### Data lines
********

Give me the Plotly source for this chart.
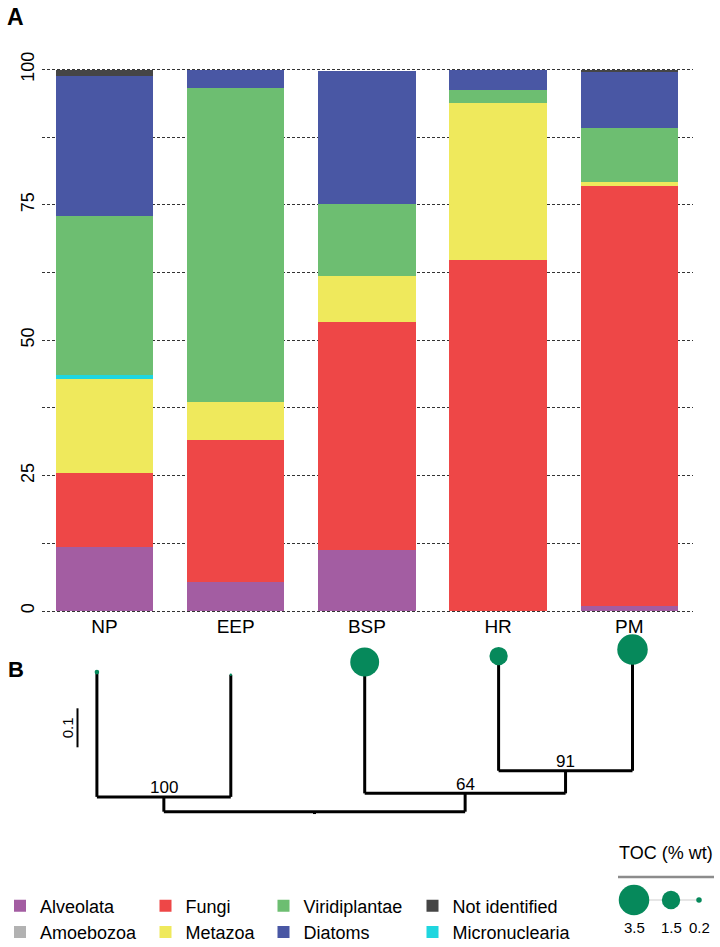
import plotly.graph_objects as go

# ----- Panel A: composition (% of reads) per site -----
sites = ['NP', 'EEP', 'BSP', 'HR', 'PM']
alveolata = [11.8, 5.4, 11.3, 0.0, 0.9]
amoebozoa = [0.0, 0.0, 0.0, 0.0, 0.0]
fungi = [13.7, 26.2, 42.1, 64.8, 77.5]
metazoa = [17.3, 7.0, 8.5, 29.0, 0.8]
micronuclearia = [0.7, 0.0, 0.0, 0.0, 0.0]
viridiplantae = [29.5, 57.9, 13.2, 2.4, 10.0]
diatoms = [25.8, 3.5, 24.6, 3.8, 10.4]
not_identified = [1.2, 0.0, 0.0, 0.0, 0.4]
y_ticks = [0, 25, 50, 75, 100]

# ----- Panel B: clustering tree + TOC -----
toc = [0.15, 0.05, 3.2, 1.5, 3.5]  # % wt, same order as sites
tree_clades = [  # (clade, children, bootstrap)
    ('c100', ('NP', 'EEP'), 100),
    ('c91', ('HR', 'PM'), 91),
    ('c64', ('BSP', 'c91'), 64),
    ('root', ('c100', 'c64'), None),
]
branch_lengths = {'NP': 0.320, 'EEP': 0.313, 'c100': 0.038, 'BSP': 0.337,
                  'c91': 0.058, 'HR': 0.294, 'PM': 0.311, 'c64': 0.047}
scale_bar_length = 0.1
toc_key_values = [3.5, 1.5, 0.2]

W, H = 720, 947
FONT = 'Liberation Sans, Arial, Helvetica, sans-serif'
TOC_GREEN = '#06895B'


def px_x(p):
    return p / W


def px_y(p):
    return 1 - p / H


def toc_diameter(value):
    return 30.5 * (value / 3.5) ** 0.6


fig = go.Figure()

# ----- Stacked bars -----
series = [
    ('Alveolata', alveolata, '#A35DA2', 'legend', 1),
    ('Amoebozoa', amoebozoa, '#B2B2B2', 'legend', 2),
    ('Fungi', fungi, '#EE4747', 'legend2', 1),
    ('Metazoa', metazoa, '#EFE95C', 'legend2', 2),
    ('Micronuclearia', micronuclearia, '#1FD6DF', 'legend4', 2),
    ('Viridiplantae', viridiplantae, '#6DBE71', 'legend3', 1),
    ('Diatoms', diatoms, '#4957A4', 'legend3', 2),
    ('Not identified', not_identified, '#454545', 'legend4', 1),
]
for name, values, color, legend, rank in series:
    fig.add_trace(go.Bar(
        x=sites, y=values, name=name, marker_color=color, marker_line_width=0,
        legend=legend, legendrank=rank, hoverinfo='name+y'
    ))

# ----- Tree -----
depth = {'root': 0.0}
for clade, children, _ in reversed(tree_clades):
    for child in children:
        depth[child] = depth[clade] + branch_lengths[child]

pos = {site: i for i, site in enumerate(sites)}
for clade, children, _ in tree_clades:
    pos[clade] = sum(pos[c] for c in children) / len(children)

line_x, line_y = [], []
for clade, (a, b), _ in tree_clades:
    y = depth[clade]
    line_x += [pos[a], pos[a], None, pos[a], pos[b], None, pos[b], pos[b], None]
    line_y += [depth[a], y, None, y, y, None, y, depth[b], None]
line_x += [pos['root'], pos['root']]
line_y += [0, -0.006]

fig.add_trace(go.Scatter(
    x=line_x, y=line_y, xaxis='x2', yaxis='y2', mode='lines',
    line=dict(color='black', width=3), showlegend=False, hoverinfo='skip'
))
fig.add_trace(go.Scatter(
    x=[pos[s] for s in sites], y=[depth[s] for s in sites], xaxis='x2', yaxis='y2',
    mode='markers',
    marker=dict(color=TOC_GREEN, opacity=1, size=[toc_diameter(v) for v in toc], line_width=0),
    text=sites, customdata=toc, hovertemplate='%{text}: TOC %{customdata}%<extra></extra>',
    showlegend=False, cliponaxis=False
))

for clade, _, bootstrap in tree_clades:
    if bootstrap is not None:
        fig.add_annotation(
            x=pos[clade], y=depth[clade], xref='x2', yref='y2', text=str(bootstrap),
            showarrow=False, yshift=9, font=dict(size=17, color='black', family=FONT)
        )

# scale bar
LEAF0_PX, LEAF_PITCH_PX = 96.9, 133.9
ROOT_PX, PX_PER_UNIT = 811.7, 390.0
bar_x = (77.5 - LEAF0_PX) / LEAF_PITCH_PX
bar_y0 = (ROOT_PX - 747.3) / PX_PER_UNIT
fig.add_trace(go.Scatter(
    x=[bar_x, bar_x], y=[bar_y0, bar_y0 + scale_bar_length], xaxis='x2', yaxis='y2',
    mode='lines', line=dict(color='black', width=2), showlegend=False, hoverinfo='skip'
))
fig.add_annotation(
    x=bar_x, y=bar_y0 + scale_bar_length / 2, xref='x2', yref='y2', text=str(scale_bar_length),
    showarrow=False, textangle=-90, xshift=-10, font=dict(size=15, color='black', family=FONT)
)

# ----- TOC size key (pixel space) -----
key_x = [634, 671, 699]
key_y = 900
fig.add_trace(go.Scatter(
    x=key_x, y=[key_y] * 3, xaxis='x3', yaxis='y3', mode='lines+markers',
    line=dict(color='#E6E6E6', width=2),
    marker=dict(color=TOC_GREEN, opacity=1, size=[toc_diameter(v) for v in toc_key_values],
                line_width=0),
    showlegend=False, hoverinfo='skip', cliponaxis=False
))
for x, v in zip(key_x, toc_key_values):
    fig.add_annotation(x=x, y=927, xref='x3', yref='y3', text=str(v), showarrow=False,
                       font=dict(size=15, color='black', family=FONT))
fig.add_annotation(x=665.5, y=853, xref='x3', yref='y3', text='TOC (% wt)', showarrow=False,
                   font=dict(size=18, color='black', family=FONT))
fig.add_shape(type='line', xref='x3', yref='y3', x0=618, x1=714, y0=877, y1=877,
              line=dict(color='#8C8C8C', width=2.5))

# ----- Panel letters -----
fig.add_annotation(x=px_x(15.5), y=px_y(16.7), xref='paper', yref='paper', text='<b>A</b>',
                   xanchor='center', yanchor='middle', showarrow=False,
                   font=dict(size=23, color='black', family=FONT))
fig.add_annotation(x=px_x(15.5), y=px_y(669), xref='paper', yref='paper', text='<b>B</b>',
                   xanchor='center', yanchor='middle', showarrow=False,
                   font=dict(size=22, color='black', family=FONT))

# ----- Axes -----
BAR0_PX, BAR_PITCH_PX = 104.5, 131.2
GRID_L, GRID_R = 42, 693.3
x_r0 = -(BAR0_PX - GRID_L) / BAR_PITCH_PX
x_r1 = x_r0 + (GRID_R - GRID_L) / BAR_PITCH_PX

# y: 0 at 611px, 100 at 69.5px; pad the range so the 0/100 gridlines are not clipped
Y0_PX, Y100_PX, Y_PAD = 611, 69.5, 0.4
y_px_per_unit = (Y0_PX - Y100_PX) / 100
grid = dict(showgrid=True, gridcolor='#333333', gridwidth=1, griddash='3px,2px')

legend_base = dict(orientation='v', yanchor='middle', y=px_y(919), xanchor='left',
                   font=dict(size=18, color='black', family=FONT), bgcolor='rgba(0,0,0,0)',
                   traceorder='normal', tracegroupgap=0, itemclick=False, itemdoubleclick=False)

fig.update_layout(
    width=W, height=H,
    margin=dict(l=0, r=0, t=0, b=0, autoexpand=False),
    paper_bgcolor='white', plot_bgcolor='rgba(0,0,0,0)',
    font=dict(family=FONT, color='black'),
    barmode='stack', bargap=1 - 97.5 / BAR_PITCH_PX,
    xaxis=dict(domain=[px_x(GRID_L), px_x(GRID_R)], range=[x_r0, x_r1], showgrid=False,
               showline=False, zeroline=False, ticks='', tickfont=dict(size=19, color='black'),
               automargin=False, fixedrange=True),
    yaxis=dict(domain=[px_y(Y0_PX + Y_PAD * y_px_per_unit), px_y(Y100_PX - Y_PAD * y_px_per_unit)],
               range=[-Y_PAD, 100 + Y_PAD], tickvals=y_ticks, tickangle=-90,
               tickfont=dict(size=18, color='black'), ticks='', ticklabelstandoff=3,
               zeroline=False, showline=False,
               minor=dict(dtick=12.5, tick0=0, **grid), automargin=False, fixedrange=True, **grid),
    xaxis2=dict(domain=[0, 1], range=[-LEAF0_PX / LEAF_PITCH_PX, (W - LEAF0_PX) / LEAF_PITCH_PX],
                anchor='y2', visible=False, fixedrange=True),
    yaxis2=dict(domain=[0, px_y(625)],
                range=[(ROOT_PX - H) / PX_PER_UNIT, (ROOT_PX - 625) / PX_PER_UNIT],
                anchor='x2', visible=False, fixedrange=True),
    xaxis3=dict(domain=[0, 1], range=[0, W], anchor='y3', visible=False, fixedrange=True),
    yaxis3=dict(domain=[0, 1], range=[H, 0], anchor='x3', visible=False, fixedrange=True),
    legend=dict(legend_base, x=px_x(0)),
    legend2=dict(legend_base, x=px_x(145.5)),
    legend3=dict(legend_base, x=px_x(263.5)),
    legend4=dict(legend_base, x=px_x(412.5)),
)

# drop the browser's default 8px body margin so the figure sits at the page origin
fig.write_html("out.html", config={'displayModeBar': False},
               post_script="document.body.style.margin = '0';")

********

### Stated problem
Restate each line from the start of the listing through the line bearing "pos[clade] = sum(pos[c]" word for word. Drop the pictures.

### Solution to the exercise
Give me the Plotly source for this chart.
import plotly.graph_objects as go

# ----- Panel A: composition (% of reads) per site -----
sites = ['NP', 'EEP', 'BSP', 'HR', 'PM']
alveolata = [11.8, 5.4, 11.3, 0.0, 0.9]
amoebozoa = [0.0, 0.0, 0.0, 0.0, 0.0]
fungi = [13.7, 26.2, 42.1, 64.8, 77.5]
metazoa = [17.3, 7.0, 8.5, 29.0, 0.8]
micronuclearia = [0.7, 0.0, 0.0, 0.0, 0.0]
viridiplantae = [29.5, 57.9, 13.2, 2.4, 10.0]
diatoms = [25.8, 3.5, 24.6, 3.8, 10.4]
not_identified = [1.2, 0.0, 0.0, 0.0, 0.4]
y_ticks = [0, 25, 50, 75, 100]

# ----- Panel B: clustering tree + TOC -----
toc = [0.15, 0.05, 3.2, 1.5, 3.5]  # % wt, same order as sites
tree_clades = [  # (clade, children, bootstrap)
    ('c100', ('NP', 'EEP'), 100),
    ('c91', ('HR', 'PM'), 91),
    ('c64', ('BSP', 'c91'), 64),
    ('root', ('c100', 'c64'), None),
]
branch_lengths = {'NP': 0.320, 'EEP': 0.313, 'c100': 0.038, 'BSP': 0.337,
                  'c91': 0.058, 'HR': 0.294, 'PM': 0.311, 'c64': 0.047}
scale_bar_length = 0.1
toc_key_values = [3.5, 1.5, 0.2]

W, H = 720, 947
FONT = 'Liberation Sans, Arial, Helvetica, sans-serif'
TOC_GREEN = '#06895B'


def px_x(p):
    return p / W


def px_y(p):
    return 1 - p / H


def toc_diameter(value):
    return 30.5 * (value / 3.5) ** 0.6


fig = go.Figure()

# ----- Stacked bars -----
series = [
    ('Alveolata', alveolata, '#A35DA2', 'legend', 1),
    ('Amoebozoa', amoebozoa, '#B2B2B2', 'legend', 2),
    ('Fungi', fungi, '#EE4747', 'legend2', 1),
    ('Metazoa', metazoa, '#EFE95C', 'legend2', 2),
    ('Micronuclearia', micronuclearia, '#1FD6DF', 'legend4', 2),
    ('Viridiplantae', viridiplantae, '#6DBE71', 'legend3', 1),
    ('Diatoms', diatoms, '#4957A4', 'legend3', 2),
    ('Not identified', not_identified, '#454545', 'legend4', 1),
]
for name, values, color, legend, rank in series:
    fig.add_trace(go.Bar(
        x=sites, y=values, name=name, marker_color=color, marker_line_width=0,
        legend=legend, legendrank=rank, hoverinfo='name+y'
    ))

# ----- Tree -----
depth = {'root': 0.0}
for clade, children, _ in reversed(tree_clades):
    for child in children:
        depth[child] = depth[clade] + branch_lengths[child]

pos = {site: i for i, site in enumerate(sites)}
for clade, children, _ in tree_clades:
    pos[clade] = sum(pos[c] for c in children) / len(children)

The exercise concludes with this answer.